Federal budget’s daycare support pleases Island family-help agencies

OTTAWA – The federal budget has taken on a number of issues near and dear to the social services community and the reaction has been decidedly positive.

“The great news in the budget is the $10 per day childcare,” said Manitoulin-Sudbury District Services Board CAO Fern Dominelli. “I think the federal government realizes that provision of a high quality, affordable and accessible early learning and child care system across Canada is critical to the success of the economy and the perhaps will be a pillar in the economic recovery after the pandemic.”

“There is reason for optimism which is definitely welcomed right now,” said Marnie Hall, executive director of Manitoulin Family Resources. “The pandemic has certainly highlighted and confirmed the needs of community members that have been long-standing and frequently voiced in the areas of childcare, women’s services and violence against women’s services (VAW). The announcement regarding increased funding and access to services in child care and VAW is a wonderful step; we remain hopeful that this will be a dynamic plan that continues to adapt to changing needs as they unfold. These were pre-pandemic needs that have grown and have new requirements as a result of the pandemic, that will need to be voiced, and heard and integrated.”

The budget struck chords in a number of areas for Ms. Hall, but those chords play only part of a greater melody. “Ongoing adequate funding for programming, for critical infrastructure, for capital needs, for ongoing maintenance, this all needs to be part of that larger plan,” she said. “We have learned a great amount in the past year of the complexity of how systems interconnect. There is a significant investment planned within VAW for transitional housing support, but we need available housing to make that truly effective. We are hearing of expanding child care accessibility through affordability, but we will need physical spaces and educators to accommodate that. The ability to recruit and retain early childhood educators and social workers through properly compensated positions within childcare and VAW will be necessary in order to not continue to lose them to the sectors of education, health and mental health because the same credentials are better compensated.”

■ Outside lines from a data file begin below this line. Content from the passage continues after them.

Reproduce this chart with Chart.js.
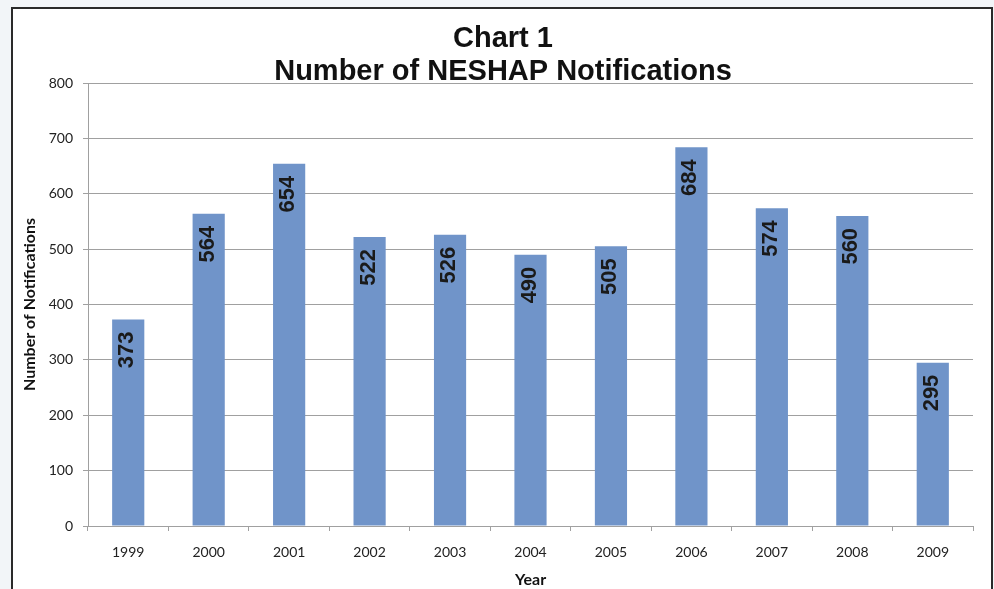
<!DOCTYPE html>
<html>
<head>
<meta charset="utf-8">
<script src="https://cdn.jsdelivr.net/npm/chart.js@4"></script>
<style>
  html, body { margin: 0; padding: 0; background: #f2f5f8; }
  #frame {
    position: absolute; left: 11px; top: 7px;
    width: 978px; height: 600px;
    background: #fff; border: 2px solid #2a2a2a;
  }
  #wrap { position: absolute; left: 0; top: 0; width: 994px; height: 589px; }
</style>
</head>
<body>
<div id="frame"></div>
<div id="wrap"><canvas id="grafico" width="994" height="589"></canvas></div>
<script>
// datos del grafico
const anios = ["1999", "2000", "2001", "2002", "2003", "2004", "2005", "2006", "2007", "2008", "2009"];
const notificaciones = [373, 564, 654, 522, 526, 490, 505, 684, 574, 560, 295];
const tituloLineas = ["Chart 1", "Number of NESHAP Notifications"];
const tituloY = "Number of Notifications";
const tituloX = "Year";

const fuenteEjes = "Lato, 'Open Sans', sans-serif";

// titulo de dos lineas centrado arriba
const tituloPlugin = {
  id: "tituloPlugin",
  afterDraw(chart) {
    const c = chart.ctx;
    c.save();
    c.fillStyle = "#111";
    c.font = "bold 29px 'Liberation Sans', Arial, sans-serif";
    c.textAlign = "center";
    c.textBaseline = "alphabetic";
    c.fillText(tituloLineas[0], 503, 47);
    c.fillText(tituloLineas[1], 503, 80);
    c.restore();
  },
};

// valores rotados dentro de cada barra
const etiquetasPlugin = {
  id: "etiquetasPlugin",
  afterDatasetsDraw(chart) {
    const c = chart.ctx;
    const meta = chart.getDatasetMeta(0);
    c.save();
    c.fillStyle = "#1a1a1a";
    c.font = "bold 22px 'Liberation Sans', Arial, sans-serif";
    c.textAlign = "right";
    c.textBaseline = "middle";
    meta.data.forEach((bar, i) => {
      c.save();
      c.translate(bar.x - 1, bar.y + 12);
      c.rotate(-Math.PI / 2);
      c.fillText(String(notificaciones[i]), 0, 0);
      c.restore();
    });
    c.restore();
  },
};

new Chart(document.getElementById("grafico"), {
  type: "bar",
  data: {
    labels: anios,
    datasets: [
      {
        data: notificaciones,
        backgroundColor: "#7094c9",
        borderWidth: 0,
        barPercentage: 0.4,
        categoryPercentage: 1,
      },
    ],
  },
  options: {
    responsive: false,
    animation: false,
    devicePixelRatio: 1,
    layout: { padding: { top: 83, right: 21, bottom: 0, left: 0 } },
    plugins: {
      legend: { display: false },
      tooltip: { enabled: false },
      title: { display: false },
    },
    scales: {
      x: {
        afterFit(scale) { scale.height = 63; },
        grid: {
          offset: true,
          drawOnChartArea: false,
          drawTicks: true,
          tickLength: 5,
          color: "#a0a0a0",
        },
        border: { color: "#a0a0a0", width: 1 },
        ticks: { color: "#222", font: { family: fuenteEjes, size: 14 }, padding: 13 },
        title: {
          display: true,
          text: tituloX,
          color: "#111",
          font: { family: fuenteEjes, size: 16, weight: "bold" },
          padding: { top: 0, bottom: 0 },
        },
      },
      y: {
        min: 0,
        max: 800,
        afterFit(scale) { scale.width = 88; },
        ticks: {
          stepSize: 100,
          color: "#222",
          font: { family: fuenteEjes, size: 14 },
          padding: 10,
        },
        grid: { color: "#a0a0a0", tickLength: 5, lineWidth: 1 },
        border: { color: "#a0a0a0", width: 1 },
        title: {
          display: true,
          text: tituloY,
          color: "#111",
          font: { family: fuenteEjes, size: 16, weight: "bold" },
          padding: { top: 20, bottom: 0 },
        },
      },
    },
  },
  plugins: [tituloPlugin, etiquetasPlugin],
});
</script>
</body>
</html>
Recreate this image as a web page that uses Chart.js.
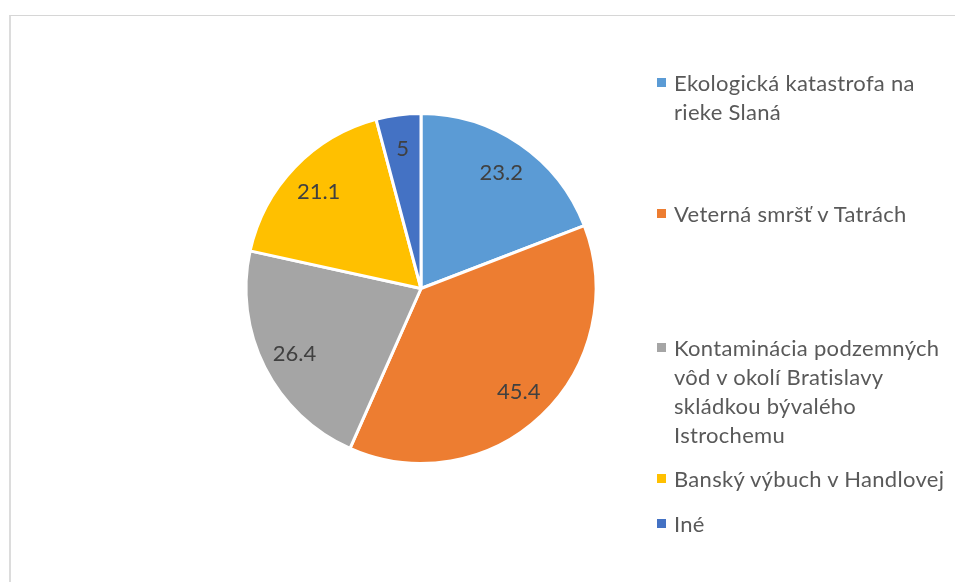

“This budget is a ray of hope in having concerns heard, but we also hope that those making decisions will continue to dialogue with those providing frontline services,” Ms. Hall continued. “These sectors have required significant additional resources for years; they were hurting, and it will be crucial in months ahead to not try to apply a Band-Aid approach to something that could easily hemorrhage. Our community demographics have changed through this pandemic, the needs of our community members will have as well and that will continue. It’s crucial at this time to not only integrate the needs that we’ve known have existed for years, but also have the foresight to provide for what we ought reasonably know should be coming.”